* START The records *

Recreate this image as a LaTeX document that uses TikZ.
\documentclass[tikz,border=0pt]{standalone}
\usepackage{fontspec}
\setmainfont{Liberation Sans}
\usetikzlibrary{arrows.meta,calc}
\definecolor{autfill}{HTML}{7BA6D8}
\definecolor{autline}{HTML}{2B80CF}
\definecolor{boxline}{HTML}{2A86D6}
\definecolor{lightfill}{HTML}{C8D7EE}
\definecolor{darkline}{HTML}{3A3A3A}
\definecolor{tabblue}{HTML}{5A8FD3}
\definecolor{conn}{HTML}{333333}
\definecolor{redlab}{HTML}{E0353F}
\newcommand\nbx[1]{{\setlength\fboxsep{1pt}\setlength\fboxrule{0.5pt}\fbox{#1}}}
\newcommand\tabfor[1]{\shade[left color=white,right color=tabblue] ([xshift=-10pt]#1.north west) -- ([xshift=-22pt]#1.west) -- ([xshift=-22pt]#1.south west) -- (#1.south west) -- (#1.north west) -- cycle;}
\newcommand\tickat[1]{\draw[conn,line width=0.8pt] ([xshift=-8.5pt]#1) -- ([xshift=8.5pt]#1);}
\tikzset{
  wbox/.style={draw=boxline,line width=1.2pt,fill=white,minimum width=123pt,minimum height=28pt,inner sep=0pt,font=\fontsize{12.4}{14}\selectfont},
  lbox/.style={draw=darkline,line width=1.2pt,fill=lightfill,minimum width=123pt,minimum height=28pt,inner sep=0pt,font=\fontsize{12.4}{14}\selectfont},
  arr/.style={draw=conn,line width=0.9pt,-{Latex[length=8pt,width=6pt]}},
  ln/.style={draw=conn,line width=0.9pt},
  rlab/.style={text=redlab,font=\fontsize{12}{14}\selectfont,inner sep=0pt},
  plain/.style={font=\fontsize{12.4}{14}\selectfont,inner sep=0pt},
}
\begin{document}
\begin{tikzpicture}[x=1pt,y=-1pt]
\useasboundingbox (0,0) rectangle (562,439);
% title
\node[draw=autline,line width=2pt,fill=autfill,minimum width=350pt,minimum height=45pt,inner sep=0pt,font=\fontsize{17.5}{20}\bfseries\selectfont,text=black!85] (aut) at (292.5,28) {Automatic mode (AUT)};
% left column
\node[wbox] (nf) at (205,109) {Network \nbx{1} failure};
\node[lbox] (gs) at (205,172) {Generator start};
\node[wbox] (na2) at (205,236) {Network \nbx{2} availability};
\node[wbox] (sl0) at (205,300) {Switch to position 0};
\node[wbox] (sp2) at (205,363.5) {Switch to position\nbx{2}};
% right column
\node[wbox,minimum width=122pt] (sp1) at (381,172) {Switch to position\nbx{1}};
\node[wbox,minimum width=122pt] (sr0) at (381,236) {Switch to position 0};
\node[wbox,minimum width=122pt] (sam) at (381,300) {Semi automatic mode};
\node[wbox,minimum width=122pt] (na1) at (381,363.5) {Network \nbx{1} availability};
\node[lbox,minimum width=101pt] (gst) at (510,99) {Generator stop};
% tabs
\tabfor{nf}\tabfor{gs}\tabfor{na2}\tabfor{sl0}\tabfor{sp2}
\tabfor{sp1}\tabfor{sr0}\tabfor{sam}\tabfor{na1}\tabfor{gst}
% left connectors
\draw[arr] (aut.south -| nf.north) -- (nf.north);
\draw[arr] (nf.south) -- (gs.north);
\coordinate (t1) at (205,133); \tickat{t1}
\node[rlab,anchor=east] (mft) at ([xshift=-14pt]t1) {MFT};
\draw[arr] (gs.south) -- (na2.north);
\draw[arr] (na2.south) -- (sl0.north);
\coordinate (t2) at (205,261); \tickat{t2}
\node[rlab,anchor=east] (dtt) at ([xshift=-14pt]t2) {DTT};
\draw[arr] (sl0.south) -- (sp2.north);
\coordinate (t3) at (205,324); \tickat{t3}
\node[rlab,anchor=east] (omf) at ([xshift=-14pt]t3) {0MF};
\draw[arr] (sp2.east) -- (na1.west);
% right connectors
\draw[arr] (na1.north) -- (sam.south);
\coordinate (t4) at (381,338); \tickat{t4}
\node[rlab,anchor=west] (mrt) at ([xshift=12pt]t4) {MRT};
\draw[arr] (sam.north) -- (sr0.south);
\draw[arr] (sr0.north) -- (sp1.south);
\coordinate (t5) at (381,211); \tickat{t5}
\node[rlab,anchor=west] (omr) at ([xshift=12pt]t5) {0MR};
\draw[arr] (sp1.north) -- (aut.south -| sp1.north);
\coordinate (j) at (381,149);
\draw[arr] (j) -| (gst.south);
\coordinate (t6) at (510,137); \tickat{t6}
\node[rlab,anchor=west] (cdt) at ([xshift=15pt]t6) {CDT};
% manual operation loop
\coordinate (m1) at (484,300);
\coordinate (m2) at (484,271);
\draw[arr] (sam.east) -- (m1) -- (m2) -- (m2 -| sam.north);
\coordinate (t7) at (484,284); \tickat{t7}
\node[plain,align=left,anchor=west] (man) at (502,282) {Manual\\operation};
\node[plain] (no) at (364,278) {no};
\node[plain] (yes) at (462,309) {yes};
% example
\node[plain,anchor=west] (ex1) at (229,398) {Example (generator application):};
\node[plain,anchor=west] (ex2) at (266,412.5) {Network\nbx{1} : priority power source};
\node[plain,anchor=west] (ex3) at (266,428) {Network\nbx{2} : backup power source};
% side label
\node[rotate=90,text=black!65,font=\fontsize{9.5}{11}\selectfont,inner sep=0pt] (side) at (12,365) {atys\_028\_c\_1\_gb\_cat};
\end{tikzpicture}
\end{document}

* END The records *
* START The records *

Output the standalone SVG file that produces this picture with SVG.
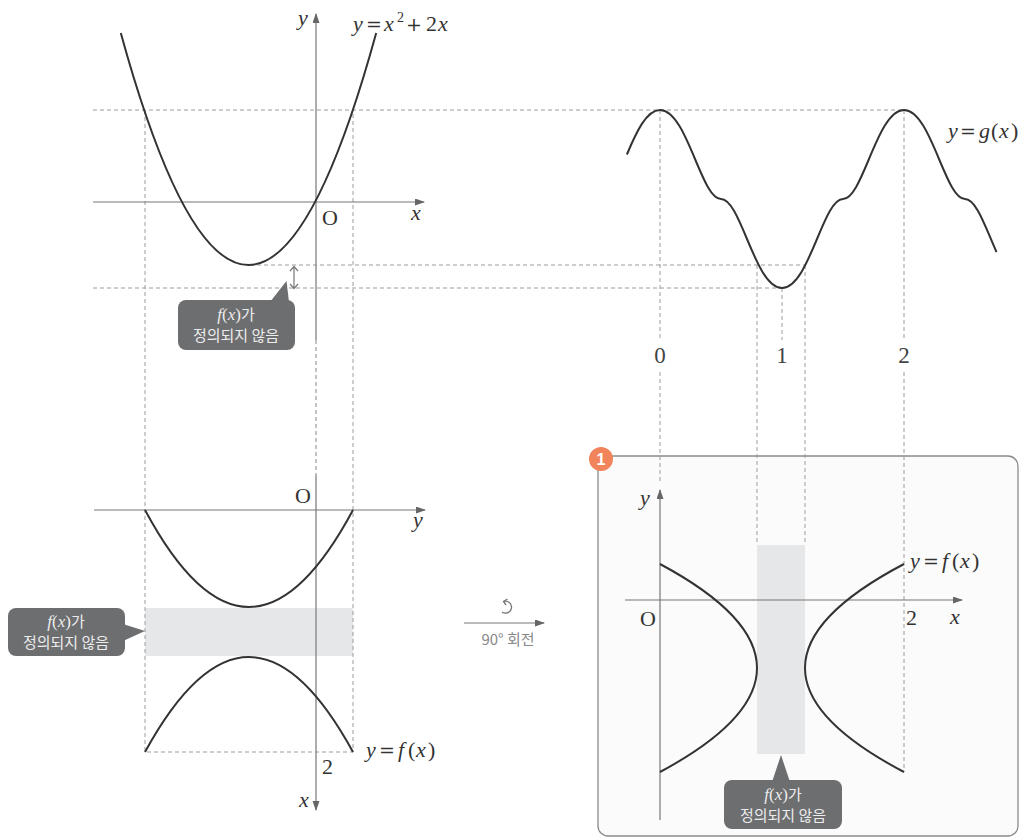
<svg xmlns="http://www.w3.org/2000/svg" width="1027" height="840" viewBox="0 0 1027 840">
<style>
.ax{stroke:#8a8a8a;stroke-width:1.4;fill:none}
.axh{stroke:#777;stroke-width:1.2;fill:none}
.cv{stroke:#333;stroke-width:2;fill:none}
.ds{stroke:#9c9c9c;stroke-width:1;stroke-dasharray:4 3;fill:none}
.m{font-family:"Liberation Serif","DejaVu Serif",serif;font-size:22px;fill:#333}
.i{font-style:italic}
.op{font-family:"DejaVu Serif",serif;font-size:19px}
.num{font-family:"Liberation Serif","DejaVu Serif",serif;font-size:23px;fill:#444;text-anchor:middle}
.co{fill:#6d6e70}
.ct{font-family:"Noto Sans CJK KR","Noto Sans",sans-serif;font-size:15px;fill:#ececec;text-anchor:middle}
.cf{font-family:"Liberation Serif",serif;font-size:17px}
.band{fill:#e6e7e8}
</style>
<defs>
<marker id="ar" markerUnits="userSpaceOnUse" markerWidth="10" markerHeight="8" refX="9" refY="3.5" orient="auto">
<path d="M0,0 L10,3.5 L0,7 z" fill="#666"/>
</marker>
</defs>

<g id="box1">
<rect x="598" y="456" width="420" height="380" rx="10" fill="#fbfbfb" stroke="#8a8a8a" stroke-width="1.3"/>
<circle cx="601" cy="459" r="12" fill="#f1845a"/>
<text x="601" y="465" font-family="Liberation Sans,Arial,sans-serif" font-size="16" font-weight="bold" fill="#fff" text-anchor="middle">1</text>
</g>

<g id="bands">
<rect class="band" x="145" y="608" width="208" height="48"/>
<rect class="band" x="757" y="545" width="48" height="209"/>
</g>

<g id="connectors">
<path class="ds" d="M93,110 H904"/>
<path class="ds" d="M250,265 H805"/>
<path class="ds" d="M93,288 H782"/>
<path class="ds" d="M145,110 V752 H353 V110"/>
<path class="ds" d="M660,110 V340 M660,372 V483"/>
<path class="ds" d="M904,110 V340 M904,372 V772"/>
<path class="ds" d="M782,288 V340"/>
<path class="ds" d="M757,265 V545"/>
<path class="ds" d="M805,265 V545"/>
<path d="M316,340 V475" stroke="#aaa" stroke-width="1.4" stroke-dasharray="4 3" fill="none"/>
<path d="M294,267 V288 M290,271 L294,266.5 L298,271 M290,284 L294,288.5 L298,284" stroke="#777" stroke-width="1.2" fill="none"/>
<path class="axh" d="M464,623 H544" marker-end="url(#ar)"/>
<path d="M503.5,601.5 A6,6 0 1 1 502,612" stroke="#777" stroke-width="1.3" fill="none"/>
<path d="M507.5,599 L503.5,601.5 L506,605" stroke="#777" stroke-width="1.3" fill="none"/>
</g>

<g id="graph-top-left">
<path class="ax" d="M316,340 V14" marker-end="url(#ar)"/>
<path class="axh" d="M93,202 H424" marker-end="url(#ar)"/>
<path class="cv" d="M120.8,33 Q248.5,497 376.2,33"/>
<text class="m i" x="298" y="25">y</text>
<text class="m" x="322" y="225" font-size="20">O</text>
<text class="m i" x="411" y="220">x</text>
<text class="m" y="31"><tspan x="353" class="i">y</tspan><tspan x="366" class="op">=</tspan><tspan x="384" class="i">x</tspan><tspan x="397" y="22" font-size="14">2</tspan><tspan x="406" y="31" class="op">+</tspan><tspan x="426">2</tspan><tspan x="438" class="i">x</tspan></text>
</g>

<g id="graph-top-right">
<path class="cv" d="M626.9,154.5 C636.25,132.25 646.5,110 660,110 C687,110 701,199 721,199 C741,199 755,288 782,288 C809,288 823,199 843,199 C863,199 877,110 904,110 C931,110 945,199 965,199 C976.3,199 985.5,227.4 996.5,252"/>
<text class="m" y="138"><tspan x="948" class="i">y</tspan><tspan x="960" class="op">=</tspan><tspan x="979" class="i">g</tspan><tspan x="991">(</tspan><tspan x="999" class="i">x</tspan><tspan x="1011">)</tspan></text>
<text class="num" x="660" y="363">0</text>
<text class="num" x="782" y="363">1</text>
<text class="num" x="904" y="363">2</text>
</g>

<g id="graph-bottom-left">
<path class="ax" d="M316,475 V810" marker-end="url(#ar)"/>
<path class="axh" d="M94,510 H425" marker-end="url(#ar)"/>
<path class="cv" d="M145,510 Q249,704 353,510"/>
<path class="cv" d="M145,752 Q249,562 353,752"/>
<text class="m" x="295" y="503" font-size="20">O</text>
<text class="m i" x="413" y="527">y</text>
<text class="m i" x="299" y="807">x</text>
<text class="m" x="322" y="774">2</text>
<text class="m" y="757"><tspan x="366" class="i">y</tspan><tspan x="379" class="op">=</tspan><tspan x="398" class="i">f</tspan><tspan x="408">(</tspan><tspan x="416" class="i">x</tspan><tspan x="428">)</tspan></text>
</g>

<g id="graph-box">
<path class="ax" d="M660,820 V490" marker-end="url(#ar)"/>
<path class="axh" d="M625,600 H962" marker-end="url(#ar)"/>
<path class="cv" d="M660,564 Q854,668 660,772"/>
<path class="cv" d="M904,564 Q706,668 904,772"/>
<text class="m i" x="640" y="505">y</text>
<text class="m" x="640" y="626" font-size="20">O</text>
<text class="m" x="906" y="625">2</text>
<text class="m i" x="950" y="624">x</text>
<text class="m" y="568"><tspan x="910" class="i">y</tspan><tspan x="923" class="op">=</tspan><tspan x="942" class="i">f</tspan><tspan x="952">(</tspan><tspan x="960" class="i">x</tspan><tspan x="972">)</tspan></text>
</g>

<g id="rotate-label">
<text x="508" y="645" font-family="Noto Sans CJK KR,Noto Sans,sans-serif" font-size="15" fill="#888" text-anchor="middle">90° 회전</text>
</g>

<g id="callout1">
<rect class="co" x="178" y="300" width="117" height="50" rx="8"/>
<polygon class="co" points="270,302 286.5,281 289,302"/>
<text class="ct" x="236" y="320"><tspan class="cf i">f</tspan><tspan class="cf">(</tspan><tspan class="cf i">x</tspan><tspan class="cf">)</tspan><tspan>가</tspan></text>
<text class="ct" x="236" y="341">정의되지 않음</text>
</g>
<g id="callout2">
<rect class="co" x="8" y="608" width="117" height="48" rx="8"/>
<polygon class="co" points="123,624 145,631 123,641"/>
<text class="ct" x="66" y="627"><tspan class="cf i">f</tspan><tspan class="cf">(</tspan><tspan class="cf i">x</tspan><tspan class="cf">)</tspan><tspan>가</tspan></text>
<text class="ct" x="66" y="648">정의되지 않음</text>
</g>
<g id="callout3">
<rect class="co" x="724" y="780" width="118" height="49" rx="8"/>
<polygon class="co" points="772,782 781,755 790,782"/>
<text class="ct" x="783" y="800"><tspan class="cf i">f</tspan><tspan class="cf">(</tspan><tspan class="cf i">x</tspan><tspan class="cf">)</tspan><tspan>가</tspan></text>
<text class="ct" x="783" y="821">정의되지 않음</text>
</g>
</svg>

* END The records *
* START The records *

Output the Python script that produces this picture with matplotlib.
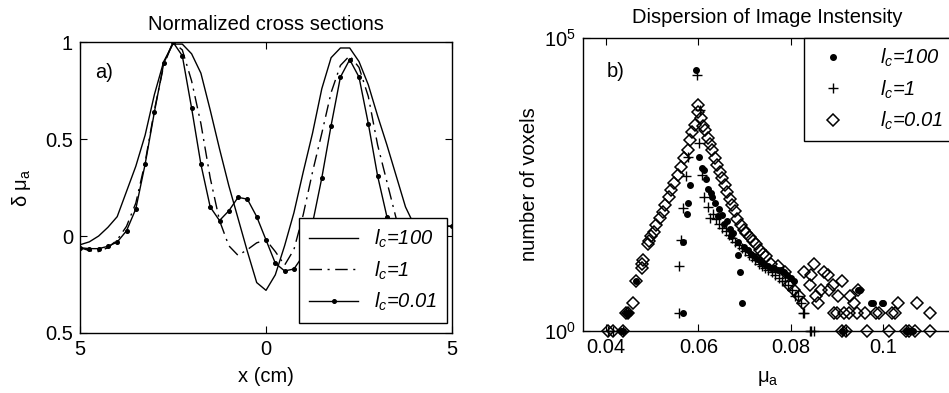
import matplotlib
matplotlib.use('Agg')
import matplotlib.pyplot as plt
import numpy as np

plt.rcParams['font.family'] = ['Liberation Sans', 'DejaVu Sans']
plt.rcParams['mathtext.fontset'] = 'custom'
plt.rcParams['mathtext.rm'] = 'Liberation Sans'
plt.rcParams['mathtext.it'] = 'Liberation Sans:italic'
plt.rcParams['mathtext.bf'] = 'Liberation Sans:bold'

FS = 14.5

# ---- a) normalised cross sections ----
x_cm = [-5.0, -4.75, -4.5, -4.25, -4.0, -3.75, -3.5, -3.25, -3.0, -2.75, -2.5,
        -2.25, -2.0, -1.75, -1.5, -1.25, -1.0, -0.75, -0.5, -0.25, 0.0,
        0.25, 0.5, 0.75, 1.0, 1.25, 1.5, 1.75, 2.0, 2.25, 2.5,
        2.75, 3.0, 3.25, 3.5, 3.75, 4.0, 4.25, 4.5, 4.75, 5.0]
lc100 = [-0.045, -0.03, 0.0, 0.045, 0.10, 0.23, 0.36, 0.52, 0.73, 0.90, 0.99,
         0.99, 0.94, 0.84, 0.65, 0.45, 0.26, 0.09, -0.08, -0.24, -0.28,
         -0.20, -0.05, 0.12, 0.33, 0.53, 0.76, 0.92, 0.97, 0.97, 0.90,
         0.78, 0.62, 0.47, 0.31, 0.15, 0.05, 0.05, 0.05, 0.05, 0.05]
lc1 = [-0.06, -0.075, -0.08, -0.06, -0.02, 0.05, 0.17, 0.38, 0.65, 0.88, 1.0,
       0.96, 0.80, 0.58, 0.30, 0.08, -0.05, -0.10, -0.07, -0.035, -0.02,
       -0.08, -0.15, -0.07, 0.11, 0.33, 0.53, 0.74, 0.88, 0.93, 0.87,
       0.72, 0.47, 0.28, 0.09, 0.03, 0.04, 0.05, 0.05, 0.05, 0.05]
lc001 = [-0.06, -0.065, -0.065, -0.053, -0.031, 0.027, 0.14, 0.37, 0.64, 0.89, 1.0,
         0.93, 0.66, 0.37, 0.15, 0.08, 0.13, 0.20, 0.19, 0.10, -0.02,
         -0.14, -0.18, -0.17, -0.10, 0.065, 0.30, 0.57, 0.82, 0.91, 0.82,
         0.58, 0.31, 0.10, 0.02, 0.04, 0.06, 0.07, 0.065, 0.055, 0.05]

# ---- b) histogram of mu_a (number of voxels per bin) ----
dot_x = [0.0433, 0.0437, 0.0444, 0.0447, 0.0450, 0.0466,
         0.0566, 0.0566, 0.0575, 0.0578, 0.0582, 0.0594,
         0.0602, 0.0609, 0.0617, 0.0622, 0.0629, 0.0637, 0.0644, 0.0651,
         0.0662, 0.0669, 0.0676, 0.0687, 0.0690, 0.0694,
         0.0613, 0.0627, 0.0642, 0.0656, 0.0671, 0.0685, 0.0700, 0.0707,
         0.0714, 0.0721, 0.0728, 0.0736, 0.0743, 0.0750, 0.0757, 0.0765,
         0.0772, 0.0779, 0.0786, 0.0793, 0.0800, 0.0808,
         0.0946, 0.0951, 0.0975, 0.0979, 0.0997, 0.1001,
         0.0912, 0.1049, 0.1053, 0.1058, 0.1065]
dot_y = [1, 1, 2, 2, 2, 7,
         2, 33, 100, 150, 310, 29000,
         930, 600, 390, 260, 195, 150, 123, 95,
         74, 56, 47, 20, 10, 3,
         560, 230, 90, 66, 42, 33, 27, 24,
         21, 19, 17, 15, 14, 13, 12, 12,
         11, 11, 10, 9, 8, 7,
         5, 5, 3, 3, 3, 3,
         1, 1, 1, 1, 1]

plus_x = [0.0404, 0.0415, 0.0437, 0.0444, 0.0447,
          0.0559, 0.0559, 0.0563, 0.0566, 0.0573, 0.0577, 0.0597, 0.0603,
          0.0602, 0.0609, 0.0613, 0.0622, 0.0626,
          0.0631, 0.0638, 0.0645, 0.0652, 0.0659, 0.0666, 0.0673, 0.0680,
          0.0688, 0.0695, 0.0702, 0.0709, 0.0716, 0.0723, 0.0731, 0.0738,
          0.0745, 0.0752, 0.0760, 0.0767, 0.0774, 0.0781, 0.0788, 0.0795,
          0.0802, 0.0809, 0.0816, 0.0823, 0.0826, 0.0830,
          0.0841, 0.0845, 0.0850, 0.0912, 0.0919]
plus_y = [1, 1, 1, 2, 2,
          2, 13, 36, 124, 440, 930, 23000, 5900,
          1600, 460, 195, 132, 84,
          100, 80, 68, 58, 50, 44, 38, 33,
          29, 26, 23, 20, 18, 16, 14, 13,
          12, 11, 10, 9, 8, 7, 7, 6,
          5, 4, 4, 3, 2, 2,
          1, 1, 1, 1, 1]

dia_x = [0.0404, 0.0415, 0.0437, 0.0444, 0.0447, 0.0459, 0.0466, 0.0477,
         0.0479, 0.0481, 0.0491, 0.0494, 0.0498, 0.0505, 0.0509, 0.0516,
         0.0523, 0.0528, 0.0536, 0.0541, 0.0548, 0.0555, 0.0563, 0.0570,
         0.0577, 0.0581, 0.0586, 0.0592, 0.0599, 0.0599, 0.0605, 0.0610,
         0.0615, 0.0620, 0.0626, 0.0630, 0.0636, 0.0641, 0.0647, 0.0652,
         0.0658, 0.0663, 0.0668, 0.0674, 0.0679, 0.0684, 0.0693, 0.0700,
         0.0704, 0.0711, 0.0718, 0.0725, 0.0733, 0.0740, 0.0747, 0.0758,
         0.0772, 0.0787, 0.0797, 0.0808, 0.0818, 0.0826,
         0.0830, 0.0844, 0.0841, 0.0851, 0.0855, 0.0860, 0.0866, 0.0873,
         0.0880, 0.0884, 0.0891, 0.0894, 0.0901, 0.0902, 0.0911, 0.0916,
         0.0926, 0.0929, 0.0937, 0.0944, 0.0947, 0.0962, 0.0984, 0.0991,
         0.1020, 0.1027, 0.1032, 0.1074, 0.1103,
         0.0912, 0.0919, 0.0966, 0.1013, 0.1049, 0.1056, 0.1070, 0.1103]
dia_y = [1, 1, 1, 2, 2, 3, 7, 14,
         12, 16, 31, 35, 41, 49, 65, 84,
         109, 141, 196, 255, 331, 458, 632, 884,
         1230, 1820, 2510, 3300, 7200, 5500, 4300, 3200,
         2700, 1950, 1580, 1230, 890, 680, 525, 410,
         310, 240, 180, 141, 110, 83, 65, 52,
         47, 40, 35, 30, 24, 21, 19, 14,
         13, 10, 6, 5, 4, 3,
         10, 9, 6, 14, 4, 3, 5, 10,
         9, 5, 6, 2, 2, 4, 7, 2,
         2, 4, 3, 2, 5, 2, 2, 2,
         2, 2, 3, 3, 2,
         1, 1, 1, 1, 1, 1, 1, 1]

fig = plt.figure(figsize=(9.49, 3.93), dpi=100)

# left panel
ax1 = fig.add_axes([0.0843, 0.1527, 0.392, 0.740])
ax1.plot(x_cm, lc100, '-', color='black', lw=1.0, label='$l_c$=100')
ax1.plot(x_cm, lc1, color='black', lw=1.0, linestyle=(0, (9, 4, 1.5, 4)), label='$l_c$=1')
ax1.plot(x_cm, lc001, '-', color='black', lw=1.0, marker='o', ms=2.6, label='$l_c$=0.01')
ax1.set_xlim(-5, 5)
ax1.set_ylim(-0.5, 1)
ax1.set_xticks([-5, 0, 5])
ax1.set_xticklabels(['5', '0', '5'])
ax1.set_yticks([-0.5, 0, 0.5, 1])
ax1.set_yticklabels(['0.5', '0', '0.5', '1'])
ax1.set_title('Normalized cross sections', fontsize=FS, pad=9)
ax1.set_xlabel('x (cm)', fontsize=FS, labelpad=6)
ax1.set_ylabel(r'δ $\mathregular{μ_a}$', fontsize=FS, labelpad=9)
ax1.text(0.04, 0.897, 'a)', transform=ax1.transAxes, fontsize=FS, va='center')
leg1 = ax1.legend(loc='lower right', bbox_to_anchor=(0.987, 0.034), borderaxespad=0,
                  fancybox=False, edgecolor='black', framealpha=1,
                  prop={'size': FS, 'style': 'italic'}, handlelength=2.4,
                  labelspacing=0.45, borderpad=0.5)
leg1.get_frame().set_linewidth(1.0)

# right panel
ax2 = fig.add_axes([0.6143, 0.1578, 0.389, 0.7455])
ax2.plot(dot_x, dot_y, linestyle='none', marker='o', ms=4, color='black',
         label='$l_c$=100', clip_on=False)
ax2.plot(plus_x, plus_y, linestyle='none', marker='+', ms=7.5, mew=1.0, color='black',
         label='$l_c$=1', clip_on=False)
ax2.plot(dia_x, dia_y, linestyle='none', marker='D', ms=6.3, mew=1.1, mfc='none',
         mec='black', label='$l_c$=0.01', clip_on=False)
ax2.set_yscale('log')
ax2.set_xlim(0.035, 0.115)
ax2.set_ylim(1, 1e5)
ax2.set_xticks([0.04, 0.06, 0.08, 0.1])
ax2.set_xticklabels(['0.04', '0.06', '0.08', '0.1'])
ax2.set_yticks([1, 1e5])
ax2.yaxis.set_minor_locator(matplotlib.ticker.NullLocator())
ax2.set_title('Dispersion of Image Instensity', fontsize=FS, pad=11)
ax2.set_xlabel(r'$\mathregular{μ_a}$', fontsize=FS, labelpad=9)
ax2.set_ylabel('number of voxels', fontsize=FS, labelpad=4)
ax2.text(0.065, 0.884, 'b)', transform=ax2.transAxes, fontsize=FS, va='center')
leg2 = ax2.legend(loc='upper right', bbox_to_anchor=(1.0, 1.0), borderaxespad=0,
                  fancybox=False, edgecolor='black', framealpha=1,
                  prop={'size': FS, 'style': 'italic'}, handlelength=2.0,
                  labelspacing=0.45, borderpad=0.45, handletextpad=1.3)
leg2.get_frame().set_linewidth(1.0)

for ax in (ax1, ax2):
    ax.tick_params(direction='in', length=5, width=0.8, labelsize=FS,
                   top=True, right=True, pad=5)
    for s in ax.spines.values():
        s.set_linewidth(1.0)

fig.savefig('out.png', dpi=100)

* END The records *

Where does the word "matplotlib" appear? Return each line that holds it.

Output the Python script that produces this picture with matplotlib.
import matplotlib
matplotlib.use('Agg')
import matplotlib.pyplot as plt
ax2.yaxis.set_minor_locator(matplotlib.ticker.NullLocator())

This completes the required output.